Reasoning ran successfully when executed at the final stage of our method where the ontologies statements used were the specific ones required for the reasoning rules and the RDF resource that was the target of reasoning. Table 4 presents the results for the time taken to execute the RDF reasoner, broken down in two operations: (1) the selection of statements from the ontologies; and (2) the execution of the RDF reasoner. For our complete sample of 11,928 Wikidata resources, the total runtime was of approximately two minutes.

Table 4. The Results of execution time.

Our third measurement was performed on the statements inferred in the final stage. We measured the amount of statements by predicates and their namespaces. Since our evaluation included the inference of rdf:type statements based on the transitivity property of rdf:subClassOf, we have measured the number of rdf:type statements inferred as well, grouping by the namespaces of the objects of statements.

From the sample of 11,928 Wikidata resources, the reasoning inferred 1,785,227 statements, averaging approximately 150 statements per resource. These statements contained predicates from 43 different namespaces, and the most frequently found are listed in Table 5. Most of the top ones where expected since they were related to those found in the reasoning rules applied. It was surprising, however, the large amount of statements inferred from other namespaces, which amounted to 36% of the inferred statements. These results make it evident that Wikidata’s alignments to properties and classes of other ontologies are frequently available, and that they can support the automatic semantics processing by general purpose RDF processing tools.

Table 5. The average number of inferred statements from a Wikidata RDF resource.

Regarding the inference of rdf:type statements, we observed that 12 namespaces had at least 1 inference of rdf:type for more than 99% of the Wikidata RDF resources. The details for these namespaces are shown in Table 6. Schema.org had the highest average of inferences per resource, which is not surprising since the complete class structure of Schema.org was included in the source data for reasoning. These results support the conclusion that Wikidata’s alignments to classes of other ontologies are frequently available.

Table 6. The namespaces with rdf:type inferences for at least 99% of the Wikidata RDF resources, and their respective averages per resource.

We have further analysed the inferred statements containing predicates or objects with Schema.org URIs. Table 7 focuses on the inference results of Schema.org. Regarding the inference of rdf:type properties with Schema.org classes, at least one inference was always made from each Wikidata resource, and on average, 4.0 ± 0.5 rdf:type statements were inferred per resource. Regarding the inference of statements having Schema.org predicates, an average of 9.6 ± 2.5 statements were inferred. Altogether, an average of 13.6 ± 2.5 Schema.org statements were inferred.

Table 7. The average amount of inferred statements from a Wikidata RDF resource and the breakdown for those that contain Schema.org predicates or in objects of rdf:type properties.

5 Conclusion and Future Work

We have tested several approaches for solving RDF reasoning problems in large ontologies with limited computational resources. We identified that with a high volume of input data for reasoning, the memory requirements of the RDF reasoner become very demanding leading to an extremely long runtime or even to the impossibility of a successful execution.

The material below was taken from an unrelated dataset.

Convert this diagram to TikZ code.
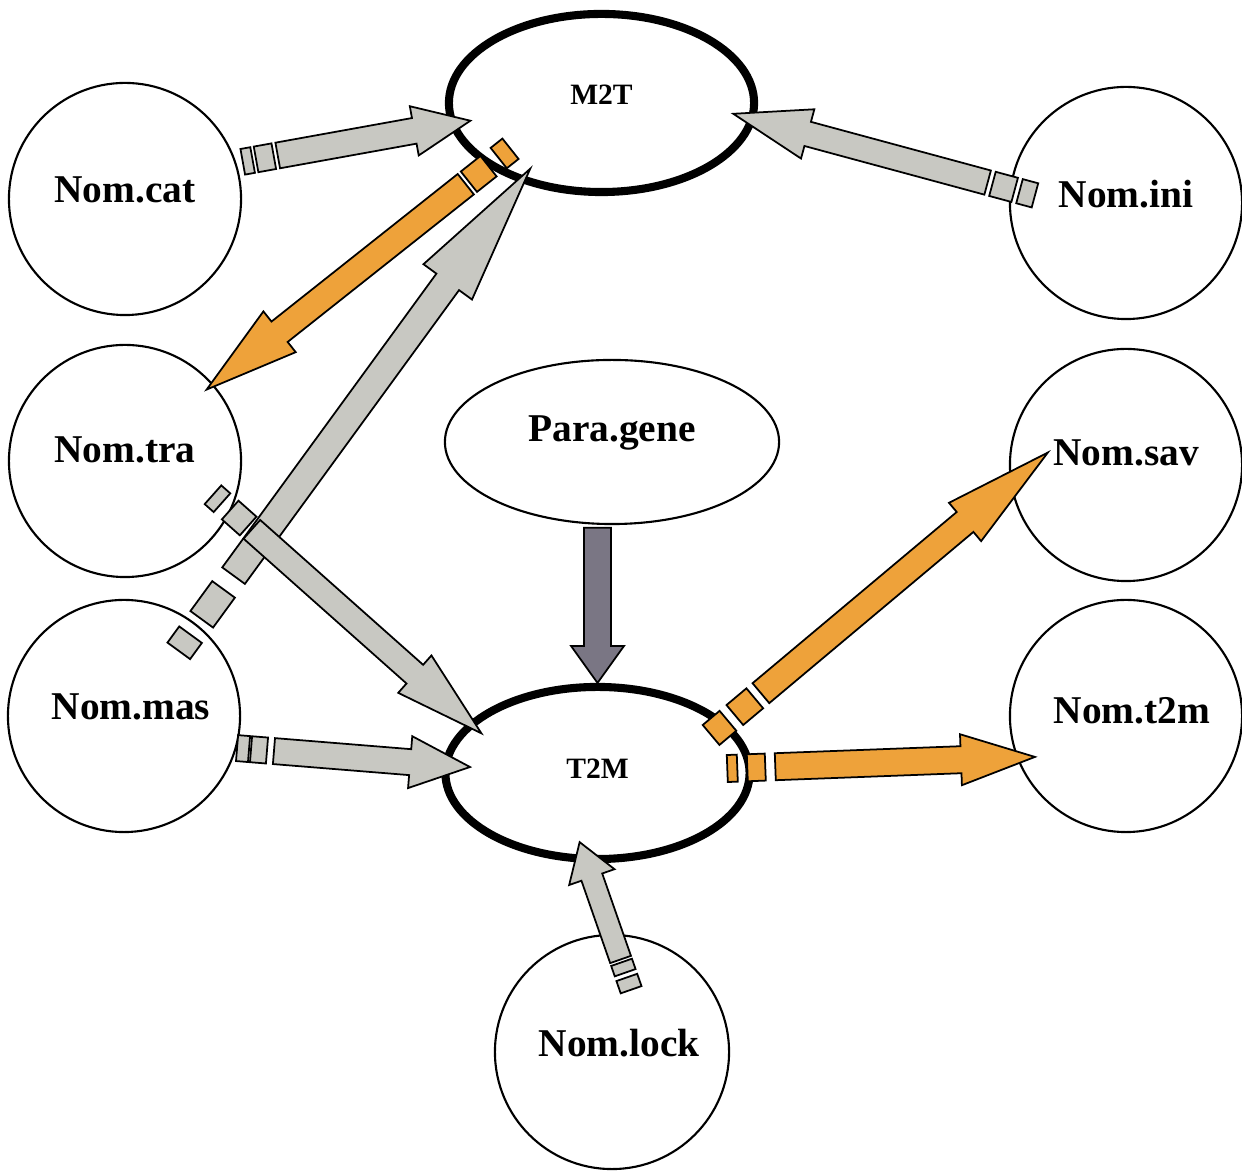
\documentclass[tikz,border=0pt]{standalone}
\usepackage{fontspec}
\setmainfont{Liberation Serif}
\usetikzlibrary{calc,shapes.geometric}

\definecolor{arrowgrey}{RGB}{200,200,194}
\definecolor{arroworange}{RGB}{238,162,58}
\definecolor{arrowdark}{RGB}{122,118,132}

\tikzset{
  ba shaft/.store in=\bashaft, ba head/.store in=\bahead,
  ba len/.store in=\balen, ba tip/.store in=\batip,
  ba shaft=1.3mm, ba head=2.5mm, ba len=5.7mm, ba tip=0mm,
  nom/.style={circle, draw, line width=0.6pt, minimum size=2.32cm,
    inner sep=0pt, outer sep=0pt},
  nomtext/.style={font=\fontsize{11.2}{13}\selectfont\bfseries, yshift=0.9mm},
  machine/.style={ellipse, draw, line width=2.3pt, inner sep=0pt, outer sep=0pt},
  machinetext/.style={font=\fontsize{8.4}{10}\selectfont\bfseries, yshift=0.8mm},
  blockline/.style={draw=black, line width=0.5pt, line join=miter},
  greyblock/.style={blockline, fill=arrowgrey},
  orangeblock/.style={blockline, fill=arroworange},
  darkblock/.style={blockline, fill=arrowdark},
}

% block arrow: [style]{from}{to}{tail bits a/b}{shaft start}
\newcommand{\blockarrow}[5][]{%
  \begin{scope}[#1]
    \coordinate (ba-t) at ($(#3)!\batip!180:(#2)$);
    \coordinate (ba-h) at ($(ba-t)!\balen!(#2)$);
    % broken tail
    \ifx\relax#4\relax\else
    \foreach \a/\b in {#4}
      \draw[#1] ($(#2)!\a!(ba-t)!\bashaft!90:(ba-t)$)
        -- ($(#2)!\b!(ba-t)!\bashaft!90:(ba-t)$)
        -- ($(#2)!\b!(ba-t)!\bashaft!-90:(ba-t)$)
        -- ($(#2)!\a!(ba-t)!\bashaft!-90:(ba-t)$) -- cycle;
    \fi
    % shaft and head
    \draw[#1] ($(#2)!#5!(ba-t)!\bashaft!90:(ba-t)$)
      -- ($(ba-h)!\bashaft!-90:(#2)$)
      -- ($(ba-h)!\bahead!-90:(#2)$)
      -- (ba-t)
      -- ($(ba-h)!\bahead!90:(#2)$)
      -- ($(ba-h)!\bashaft!90:(#2)$)
      -- ($(#2)!#5!(ba-t)!\bashaft!-90:(ba-t)$) -- cycle;
  \end{scope}}

\begin{document}
\begin{tikzpicture}[x=0.01cm,y=-0.01cm]
  \useasboundingbox (0,0) rectangle (1242,1171);

  % the two transforms
  \node[machine, minimum width=3.05cm, minimum height=1.78cm,
    label={[machinetext]center:M2T}] (m2t) at (601.5,103) {};
  \node[machine, minimum width=3.04cm, minimum height=1.72cm,
    label={[machinetext,yshift=-0.4mm]center:T2M}] (t2m) at (597.5,773) {};

  % parameters
  \node[ellipse, draw, line width=0.6pt, inner sep=0pt, outer sep=0pt,
    minimum width=3.34cm, minimum height=1.64cm,
    label={[nomtext]center:Para.gene}] (para) at (612,442) {};

  % models, left side
  \node[nom, label={[nomtext]center:Nom.cat}] (nomcat) at (125,199) {};
  \node[nom, label={[nomtext,yshift=0.2mm]center:Nom.tra}] (nomtra) at (125,461) {};
  \node[nom, label={[nomtext,xshift=0.7mm]center:Nom.mas}] (nommas) at (124,716) {};

  % models, right side
  \node[nom, label={[nomtext]center:Nom.ini}] (nomini) at (1126,203) {};
  \node[nom, label={[nomtext,yshift=0.3mm]center:Nom.sav}] (nomsav) at (1126,465) {};
  \node[nom, label={[nomtext,xshift=0.6mm,yshift=-0.4mm]center:Nom.t2m}] (nomtm) at (1126,716) {};

  % lock
  \node[nom, minimum size=2.34cm, label={[nomtext,xshift=0.7mm]center:Nom.lock}] (nomlock) at (612,1052) {};

  % inputs of M2T
  \blockarrow[greyblock, ba shaft=1.3mm, ba head=2.5mm, ba len=5.7mm, ba tip=1.75mm]
    {nomcat.18}{m2t.188}{0.75mm/1.75mm, 2.1mm/3.9mm}{4.3mm}
  \blockarrow[greyblock, ba shaft=1.25mm, ba head=2.55mm, ba len=7.7mm, ba tip=1.9mm]
    {nomini.173}{m2t.354}{-2.5mm/-0.9mm, -0.4mm/1.9mm}{2.4mm}
  \blockarrow[greyblock, ba shaft=1.4mm, ba head=3mm, ba len=14mm, ba tip=1.3mm]
    {nommas.51}{m2t.224}{-3.1mm/-1.1mm, 0.8mm/4.5mm}{6.2mm}

  % output of M2T
  \blockarrow[orangeblock, ba shaft=1.3mm, ba head=2.6mm, ba len=9.3mm, ba tip=0.76mm]
    {m2t.209}{nomtra.41}{-2.5mm/-1mm, 0.3mm/2.8mm}{3.2mm}

  % inputs of T2M
  \blockarrow[greyblock, ba shaft=1.25mm, ba head=2.5mm, ba len=8.9mm, ba tip=1.3mm]
    {nomtra.335}{t2m.159}{-2.3mm/-1.1mm, 0mm/2.4mm}{2.9mm}
  \blockarrow[greyblock, ba shaft=1.3mm, ba head=2.6mm, ba len=6mm, ba tip=2.4mm]
    {nommas.344}{t2m.177}{0.15mm/1.35mm, 1.55mm/3.15mm}{3.85mm}
  \blockarrow[darkblock, ba shaft=1.35mm, ba head=2.65mm, ba len=3.7mm, ba tip=-0.4mm]
    {para.260}{t2m.90}{}{0.4mm}
  \blockarrow[greyblock, ba shaft=1.1mm, ba head=2.4mm, ba len=3.7mm, ba tip=1.76mm]
    {nomlock.90}{t2m.262}{-5.8mm/-4.5mm, -4mm/-2.9mm}{-2.6mm}

  % outputs of T2M
  \blockarrow[orangeblock, ba shaft=1.3mm, ba head=2.5mm, ba len=10.8mm, ba tip=4.76mm]
    {t2m.21}{nomsav.189}{-1.6mm/0.6mm, 1.5mm/4.1mm}{4.9mm}
  \blockarrow[orangeblock, ba shaft=1.35mm, ba head=2.55mm, ba len=7.4mm, ba tip=1.73mm]
    {t2m.2}{nomtm.201}{-2.2mm/-1.2mm, -0.2mm/1.6mm}{2.6mm}
\end{tikzpicture}
\end{document}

Our method defines two intermediate tasks that reduce the volume of data used during reasoning. The first task is executed in advance of the reasoning, and it creates a subset of the ontology that contains only the statements that match the triple patterns included in at least one of the reasoning rules. The second reduction is performed when a reasoning request is invoked for a fragment of the target dataset, and it selects the statements of the ontology that are needed for the reasoning. The RDF reasoner runs efficiently when using only the resulting ontology subset and the target data.

Besides the evaluation of our reasoning method, it was also possible to evaluate Wikidata’s potential for automatic semantics processing by general purpose RDF tools. Our conclusions pertain mainly to the context of cultural heritage data. We found that Wikidata’s classes and properties frequently contain alignments to other ontologies, which are nowadays in use by the cultural domain.

We tested the inferences from Wikidata’s Schema.org alignments. The inference of rdf:type statements was very positive, with at least one statement inferred for each cultural resource. However, the inference of statements with Schema.org predicates were not as high as we initially expected. We believe the difference between the different results is explained by the extensive class hierarchy of Wikidata along with the reasoning rules defined for rdf:type. These rules infer statements using all the super classes of the original statement, which makes an equivalence to at least one Schema.org class to be available in most cases. The reasoning rule for owl:equivalentProperty, however, does not infer the owl:equivalentProperty from super properties, it is inferred only from the particular Wikidata’s property in the predicate leading to fewer alignments being available.

Our experiment on cultural data from Wikidata provided evidence supporting that the need for high resources may be mitigated since its data model contains alignments statements to several other ontologies in use by the cultural domain. Along with the application of RDF and OWL reasoning these alignments can be used to infer views of Wikidata expressed in cultural domain’s data models. In addition, our method allows to lower the computational resources required for reasoning on Wikidata.

The positive results obtained with Wikidata motivate further work for maturing our method into a generic software framework to solve reasoning problems in large volumes of RDF data. The prototype should be redesigned into a framework supporting machine-readable definitions of large-scale reasoning problems. This definition of a reasoning problem must allow the configuration of all the subtasks of our method: the data source(s) for the ontology(ies); the triple patterns, or fragments, from the ontology for the reasoning problem; the reasoning rules; and triple fragments for the target dataset. We will start by an investigation of available standard vocabularies that address some of these configuration requirements. We expect that DCAT [19] and VoID [20] might support the configuration of data sources, and SHACL [21] or ShEx [22] might support the configuration of triple fragments.

Regarding Wikidata, our experiment supported that its Schema.org view may fulfil the requirements of some applications in culture. The use of alignment statements in Wikidata for ontologies of other domains should also be investigated.